Aim: The listing below contains a span that opens with the line containing "Write the matplotlib code for this chart." and closes with the line containing "rate_2021 = [1.9, 3.4, 2.1]". Return that span exactly.

(Code that draws figures)
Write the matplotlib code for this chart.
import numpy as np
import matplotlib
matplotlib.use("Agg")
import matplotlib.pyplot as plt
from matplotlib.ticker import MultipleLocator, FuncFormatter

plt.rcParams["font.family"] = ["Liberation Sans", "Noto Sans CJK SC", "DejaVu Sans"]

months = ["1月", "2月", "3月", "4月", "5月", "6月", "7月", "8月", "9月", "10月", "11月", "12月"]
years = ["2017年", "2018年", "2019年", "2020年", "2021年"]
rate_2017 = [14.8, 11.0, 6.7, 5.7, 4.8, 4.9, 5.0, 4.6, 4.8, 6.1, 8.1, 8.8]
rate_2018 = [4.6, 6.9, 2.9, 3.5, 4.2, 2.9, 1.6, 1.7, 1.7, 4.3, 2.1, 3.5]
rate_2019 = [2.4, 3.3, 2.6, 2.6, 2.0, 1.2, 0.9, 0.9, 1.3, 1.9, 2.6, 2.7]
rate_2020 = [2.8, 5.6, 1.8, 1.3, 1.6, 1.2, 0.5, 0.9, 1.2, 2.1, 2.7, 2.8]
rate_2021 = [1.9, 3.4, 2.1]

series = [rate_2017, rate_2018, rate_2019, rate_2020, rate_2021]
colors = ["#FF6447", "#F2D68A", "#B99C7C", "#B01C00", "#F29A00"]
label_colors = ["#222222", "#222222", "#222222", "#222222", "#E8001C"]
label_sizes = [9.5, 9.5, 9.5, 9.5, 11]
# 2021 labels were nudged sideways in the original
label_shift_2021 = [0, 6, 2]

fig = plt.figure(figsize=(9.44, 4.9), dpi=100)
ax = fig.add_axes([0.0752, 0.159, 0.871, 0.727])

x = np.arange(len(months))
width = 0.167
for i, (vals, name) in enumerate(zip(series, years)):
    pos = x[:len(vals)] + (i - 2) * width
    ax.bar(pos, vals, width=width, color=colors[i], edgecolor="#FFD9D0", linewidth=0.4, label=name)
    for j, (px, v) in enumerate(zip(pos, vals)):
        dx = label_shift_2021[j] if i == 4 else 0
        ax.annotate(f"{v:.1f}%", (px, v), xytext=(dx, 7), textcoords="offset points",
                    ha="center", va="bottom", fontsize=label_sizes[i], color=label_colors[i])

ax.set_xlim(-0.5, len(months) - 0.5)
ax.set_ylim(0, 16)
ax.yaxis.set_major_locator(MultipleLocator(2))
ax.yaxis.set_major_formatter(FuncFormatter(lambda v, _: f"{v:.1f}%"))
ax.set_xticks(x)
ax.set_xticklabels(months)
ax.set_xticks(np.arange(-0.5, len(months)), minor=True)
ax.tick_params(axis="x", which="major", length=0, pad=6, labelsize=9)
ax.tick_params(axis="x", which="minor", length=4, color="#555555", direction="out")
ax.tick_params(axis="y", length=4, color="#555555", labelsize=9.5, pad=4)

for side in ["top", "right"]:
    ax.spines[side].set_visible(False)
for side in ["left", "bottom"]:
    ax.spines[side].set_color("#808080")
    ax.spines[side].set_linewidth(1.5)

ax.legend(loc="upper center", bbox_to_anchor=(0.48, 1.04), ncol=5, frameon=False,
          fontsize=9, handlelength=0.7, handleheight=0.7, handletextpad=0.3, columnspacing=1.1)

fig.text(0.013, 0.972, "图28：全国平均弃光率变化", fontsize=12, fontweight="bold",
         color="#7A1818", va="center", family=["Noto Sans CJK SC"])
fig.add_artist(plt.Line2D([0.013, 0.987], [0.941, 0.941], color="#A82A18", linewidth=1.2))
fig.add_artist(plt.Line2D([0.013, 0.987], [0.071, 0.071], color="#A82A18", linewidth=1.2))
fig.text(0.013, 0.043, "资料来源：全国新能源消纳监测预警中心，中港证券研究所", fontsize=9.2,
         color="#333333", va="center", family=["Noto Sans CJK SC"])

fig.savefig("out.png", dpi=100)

---

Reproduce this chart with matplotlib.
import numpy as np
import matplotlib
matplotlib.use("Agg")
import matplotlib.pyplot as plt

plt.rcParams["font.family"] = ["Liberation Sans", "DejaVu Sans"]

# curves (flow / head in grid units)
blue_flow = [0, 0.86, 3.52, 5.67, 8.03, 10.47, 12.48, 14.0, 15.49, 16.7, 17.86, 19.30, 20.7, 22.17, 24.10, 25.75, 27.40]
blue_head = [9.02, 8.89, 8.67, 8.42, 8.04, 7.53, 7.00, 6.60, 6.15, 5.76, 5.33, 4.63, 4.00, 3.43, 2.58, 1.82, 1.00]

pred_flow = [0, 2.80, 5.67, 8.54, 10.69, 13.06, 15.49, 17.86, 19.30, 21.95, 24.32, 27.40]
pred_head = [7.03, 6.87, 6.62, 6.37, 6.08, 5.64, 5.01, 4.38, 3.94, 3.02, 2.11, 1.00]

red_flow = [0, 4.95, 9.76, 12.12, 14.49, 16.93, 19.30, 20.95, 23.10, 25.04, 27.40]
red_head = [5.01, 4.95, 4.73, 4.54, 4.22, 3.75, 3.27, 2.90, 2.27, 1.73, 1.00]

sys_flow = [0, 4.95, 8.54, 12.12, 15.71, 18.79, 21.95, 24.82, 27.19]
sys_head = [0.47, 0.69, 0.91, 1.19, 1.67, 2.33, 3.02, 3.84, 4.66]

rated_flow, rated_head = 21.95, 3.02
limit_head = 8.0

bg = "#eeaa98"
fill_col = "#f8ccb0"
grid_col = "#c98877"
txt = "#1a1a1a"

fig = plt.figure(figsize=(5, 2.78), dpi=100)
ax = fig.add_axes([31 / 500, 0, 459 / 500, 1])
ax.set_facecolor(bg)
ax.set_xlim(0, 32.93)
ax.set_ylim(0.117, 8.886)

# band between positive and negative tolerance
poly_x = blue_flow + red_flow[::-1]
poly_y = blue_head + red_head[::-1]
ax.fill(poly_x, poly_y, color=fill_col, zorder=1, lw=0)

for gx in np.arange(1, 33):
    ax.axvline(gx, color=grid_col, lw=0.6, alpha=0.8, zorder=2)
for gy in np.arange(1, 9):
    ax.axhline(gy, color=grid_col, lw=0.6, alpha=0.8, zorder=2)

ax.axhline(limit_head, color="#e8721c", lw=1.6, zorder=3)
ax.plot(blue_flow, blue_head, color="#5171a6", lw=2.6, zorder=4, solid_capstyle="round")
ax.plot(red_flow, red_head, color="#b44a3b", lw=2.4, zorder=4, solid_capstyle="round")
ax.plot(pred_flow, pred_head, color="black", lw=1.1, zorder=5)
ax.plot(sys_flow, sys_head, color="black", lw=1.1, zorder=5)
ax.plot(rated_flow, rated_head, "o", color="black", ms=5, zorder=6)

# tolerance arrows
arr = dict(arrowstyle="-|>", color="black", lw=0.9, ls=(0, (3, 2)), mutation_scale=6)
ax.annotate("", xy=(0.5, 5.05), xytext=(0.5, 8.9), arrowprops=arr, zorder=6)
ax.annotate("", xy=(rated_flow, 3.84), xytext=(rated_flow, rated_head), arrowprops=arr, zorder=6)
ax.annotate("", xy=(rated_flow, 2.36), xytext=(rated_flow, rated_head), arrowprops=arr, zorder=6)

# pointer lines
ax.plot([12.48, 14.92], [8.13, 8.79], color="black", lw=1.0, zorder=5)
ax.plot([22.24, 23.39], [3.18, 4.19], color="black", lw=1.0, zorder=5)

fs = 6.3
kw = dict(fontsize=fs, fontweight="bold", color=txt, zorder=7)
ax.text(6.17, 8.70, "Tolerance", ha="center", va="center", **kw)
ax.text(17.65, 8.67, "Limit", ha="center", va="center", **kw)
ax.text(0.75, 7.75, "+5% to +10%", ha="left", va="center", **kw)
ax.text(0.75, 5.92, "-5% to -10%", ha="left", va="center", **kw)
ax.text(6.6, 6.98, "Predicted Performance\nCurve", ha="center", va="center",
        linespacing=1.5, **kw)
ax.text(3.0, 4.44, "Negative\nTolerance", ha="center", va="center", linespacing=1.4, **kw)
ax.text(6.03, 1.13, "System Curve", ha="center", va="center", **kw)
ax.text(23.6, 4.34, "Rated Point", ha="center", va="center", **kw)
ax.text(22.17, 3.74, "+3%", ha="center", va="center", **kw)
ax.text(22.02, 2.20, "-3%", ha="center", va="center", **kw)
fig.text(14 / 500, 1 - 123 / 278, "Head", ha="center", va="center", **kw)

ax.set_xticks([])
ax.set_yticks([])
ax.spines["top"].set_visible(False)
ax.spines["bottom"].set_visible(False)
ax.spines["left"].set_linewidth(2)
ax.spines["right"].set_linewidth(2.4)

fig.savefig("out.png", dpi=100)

Answer in full:
Write the matplotlib code for this chart.
import numpy as np
import matplotlib
matplotlib.use("Agg")
import matplotlib.pyplot as plt
from matplotlib.ticker import MultipleLocator, FuncFormatter

plt.rcParams["font.family"] = ["Liberation Sans", "Noto Sans CJK SC", "DejaVu Sans"]

months = ["1月", "2月", "3月", "4月", "5月", "6月", "7月", "8月", "9月", "10月", "11月", "12月"]
years = ["2017年", "2018年", "2019年", "2020年", "2021年"]
rate_2017 = [14.8, 11.0, 6.7, 5.7, 4.8, 4.9, 5.0, 4.6, 4.8, 6.1, 8.1, 8.8]
rate_2018 = [4.6, 6.9, 2.9, 3.5, 4.2, 2.9, 1.6, 1.7, 1.7, 4.3, 2.1, 3.5]
rate_2019 = [2.4, 3.3, 2.6, 2.6, 2.0, 1.2, 0.9, 0.9, 1.3, 1.9, 2.6, 2.7]
rate_2020 = [2.8, 5.6, 1.8, 1.3, 1.6, 1.2, 0.5, 0.9, 1.2, 2.1, 2.7, 2.8]
rate_2021 = [1.9, 3.4, 2.1]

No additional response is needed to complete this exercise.